Members heard of four significant challenges faced by farmers, starting with the theft of machinery and plant equipment, including tractors and telly handlers, often spirited away through ports like Harwich and Felixstowe. The theft of GPS (global positioning system) equipment, essential for modern farming practices, was also noted as a growing concern. He detailed the organized nature of these thefts, highlighting the challenges farmers faced beyond the financial losses, included disruption to work schedules, insurance costs, and potential linkage to organized crime networks. The second issue Mr. Scott discussed was illegal hair coursing, a practice that extended beyond a seemingly innocuous sport, revealing an intricate world of gambling, streaming events for betting purposes, and even intimidation. Mr. Scott acknowledged Operation Galileo's success in reducing hare coursing in Essex but noted its potential relocation to neighbouring areas.


Members also heard the third challenge highlighted was the issue of illegal encampments, which, though improved due to consistent policing efforts, continued to pose a problem. Mr. Scott commended the work of Deputy PFCC Jane Gardner in ensuring a more consistent approach across Essex and advocated for continued efforts to discourage illegal encampments. The final challenge addressed was fly-tipping, a problem exacerbated by both industrial-scale waste dumping and individuals improperly disposing of domestic waste. Mr. Scott underscored the importance of public awareness about using licensed waste carriers to curb this issue. While discussing these challenges, Mr. Scott emphasized the need for farmers to strike a balance between securing their properties and maintaining the rural way of life. He urged farmers to report incidents, build trust with law enforcement, and work collaboratively to address the vulnerabilities inherent in living in remote areas. Despite noting improved relationships with Essex police over the last several years, Mr. Scott acknowledged that challenges persisted, emphasizing the ongoing need for vigilance and collaboration to safeguard rural communities effectively.

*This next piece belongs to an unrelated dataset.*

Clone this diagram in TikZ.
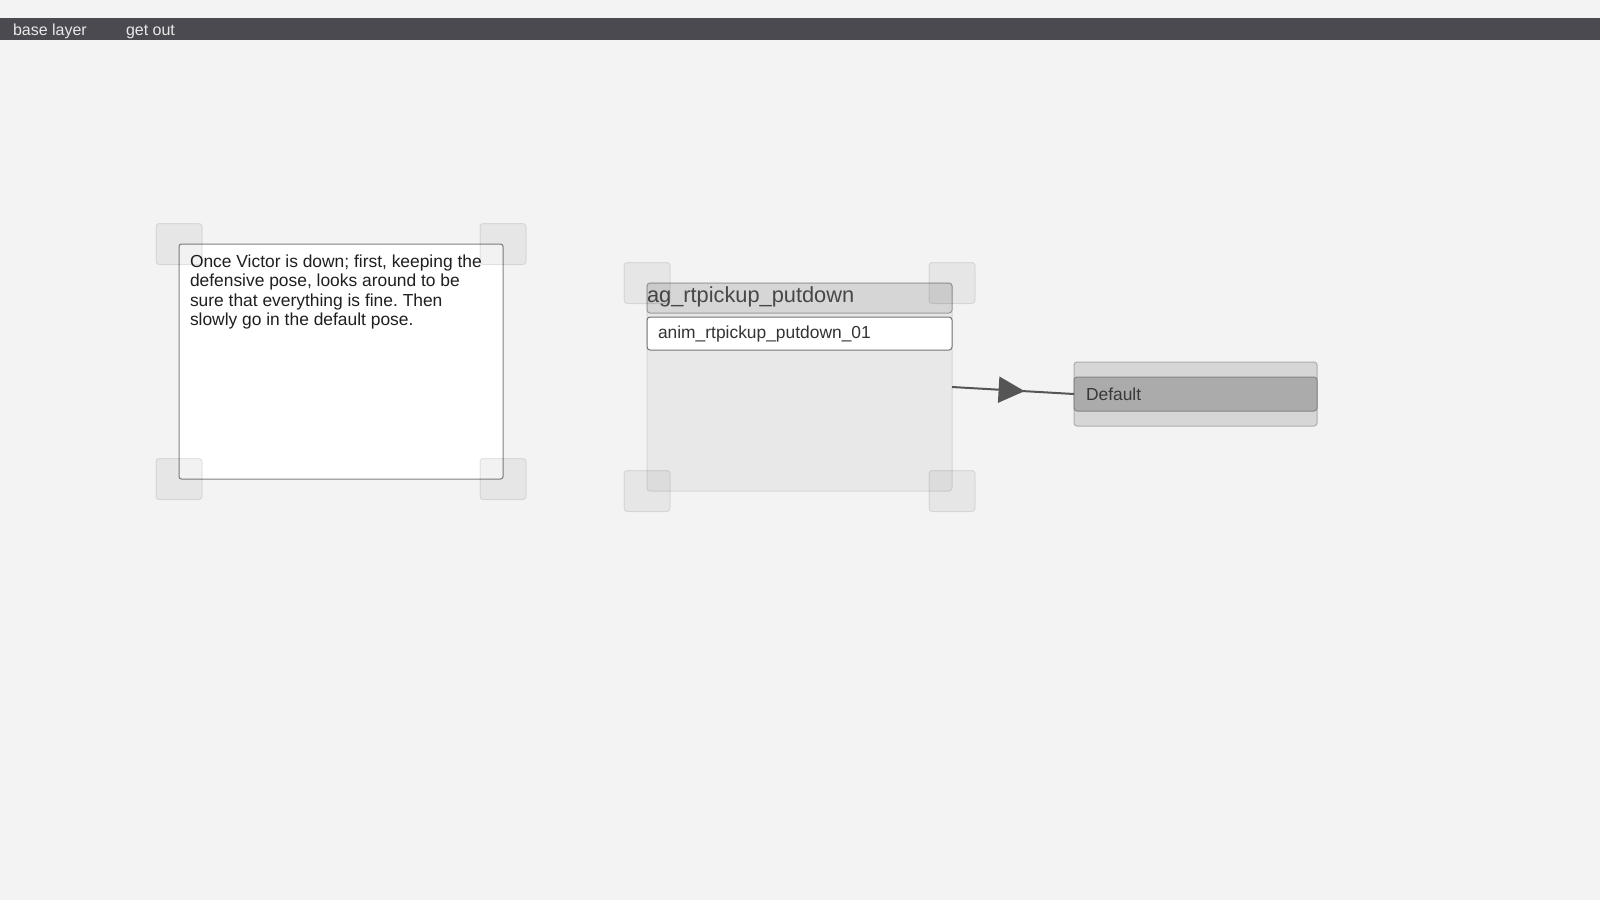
\documentclass[tikz,border=0pt]{standalone}
\usepackage{fontspec}
\setmainfont{Liberation Sans}
\usetikzlibrary{arrows.meta,decorations.markings}
\definecolor{canvas}{HTML}{F3F3F3}
\definecolor{menubg}{HTML}{4B4A50}
\definecolor{menufg}{HTML}{E8E8E8}
\definecolor{headfill}{HTML}{D6D6D6}
\definecolor{headline}{HTML}{9A9A9A}
\definecolor{bodyfill}{HTML}{E8E8E8}
\definecolor{bodyline}{HTML}{D6D6D6}
\definecolor{barfill}{HTML}{ABABAB}
\definecolor{barline}{HTML}{858585}
\definecolor{linkgray}{HTML}{555555}
\frenchspacing
\begin{document}
\begin{tikzpicture}[x=1pt,y=-1pt,inner sep=0pt,outer sep=0pt,line width=1pt,
menutext/.style={text=menufg,font=\fontsize{16}{19}\selectfont,anchor=base west},
handle/.style={draw=black,draw opacity=0.09,fill=black,fill opacity=0.05,rounded corners=3pt,minimum width=46pt,minimum height=41pt},
notebox/.style={draw=black!50,fill=white,rounded corners=2.5pt,minimum width=324pt,minimum height=235pt},
notetext/.style={text=black!88,font=\fontsize{17.4}{19.3}\selectfont,align=left,anchor=north west},
statebody/.style={draw=bodyline,fill=bodyfill,rounded corners=3pt,minimum width=305pt,minimum height=208pt},
statehead/.style={draw=headline,fill=headfill,rounded corners=3pt,minimum width=305pt,minimum height=30pt,text width=305pt,align=left,text=black!72,font=\fontsize{21.8}{24}\selectfont,text depth=6pt},
animrow/.style={draw=black!55,fill=white,rounded corners=3pt,minimum width=305pt,minimum height=33pt,inner xsep=11pt,text width=283pt,align=left,text=black!80,font=\fontsize{17.4}{20}\selectfont,text depth=2.5pt},
stateouter/.style={draw=black!32,fill=headfill,rounded corners=3pt,minimum width=243pt,minimum height=64pt},
defaultbar/.style={draw=barline,fill=barfill,rounded corners=3pt,minimum width=243pt,minimum height=34pt,inner xsep=12pt,text width=219pt,align=left,text=black!78,font=\fontsize{17.4}{20}\selectfont},
link/.style={draw=linkgray,line width=2pt,postaction={decorate},decoration={markings,mark=at position 0.595 with {\arrow{Triangle[length=26pt,width=26pt]}}}}]
\useasboundingbox (0,0) rectangle (1600,900);
\fill[canvas] (0,0) rectangle (1600,900);
% menu bar
\draw (800,29) node[fill=menubg,minimum width=1600pt,minimum height=22pt] (menubar) {};
\draw (13,35) node[menutext] (baselayer) {base layer};
\draw (126,35) node[menutext] (getout) {get out};
% comment box
\draw (341,361.5) node[notebox] (note) {};
\draw ([xshift=11pt,yshift=-11pt]note.north west) node[notetext] (notetxt) {Once Victor is down; first, keeping the\\defensive pose, looks around to be\\sure that everything is fine. Then\\slowly go in the default pose.};
\draw (note.north west) node[handle] (noteA) {};
\draw (note.north east) node[handle] (noteB) {};
\draw (note.south west) node[handle] (noteC) {};
\draw (note.south east) node[handle] (noteD) {};
% state with animation
\draw (799.5,387) node[statebody] (body) {};
\draw (799.5,298) node[statehead] (head) {ag\_rtpickup\_putdown};
\draw (799.5,333.5) node[animrow] (anim) {anim\_rtpickup\_putdown\_01};
\draw (body.north west) node[handle] (bodyA) {};
\draw (body.north east) node[handle] (bodyB) {};
\draw (body.south west) node[handle] (bodyC) {};
\draw (body.south east) node[handle] (bodyD) {};
% default state
\draw (1195.5,394) node[stateouter] (default) {};
\draw (default.center) node[defaultbar] (defbar) {Default};
\draw[link] (body.east) -- (default.west);
\end{tikzpicture}
\end{document}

Lastly the Chairman invited David Sexton, of the Tendring Neighbourhood Watch, to address the Committee. He provided an overview of the organization, comprising 90 individual Street Watches with approximately 1,500 members across the Tendering area. At the time of the meeting they were conducting an audit to determine the exact membership count, they faced challenges due to Data Protection (GDPR) restrictions held by street watch coordinators. Despite difficulties in obtaining responses during the audit, the primary goal of the Tendering Neighbourhood Watch was to enhance community safety by encouraging members to report crimes. They disseminate information received from various sources. Additionally, the organization had begun analysing crime reports to gain valuable insight and actively supported the police, maintaining affiliation with Essex County Council.


The Members of the Committee had the opportunity to ask a number of questions of the guests in attendance and they asked their questions.  The Chairman invited further questions and none were indicated.


The Chairman thanked the guests for their attendance and the valuable insights provided and that they looked forward to working with them in the future as the Committee utilised the information provided by its Members for further examination in the process described earlier in this Minute.  The offer from Chief Inspector Ella Latham to visit Clacton on Sea Police Station would be pursued as would an offer from Acting Detective Inspector Wendy Byrne to visit the Police Station and discuss measures to address Domestic Violence further.  There was also a wish to visit the Traffic Police ‘hub’ at the Thorpe-le-Soken Police Station. 


After a short adjournment to facilitate those guests who had addressed the Committee to leave, the Committee reconvened and discussed what was reported to them and RESOLVED to press ahead with the approach previously agreed by Committee Members and submit areas to Officers for further questions/exploration to then be prioritised to support the development of the enquiry.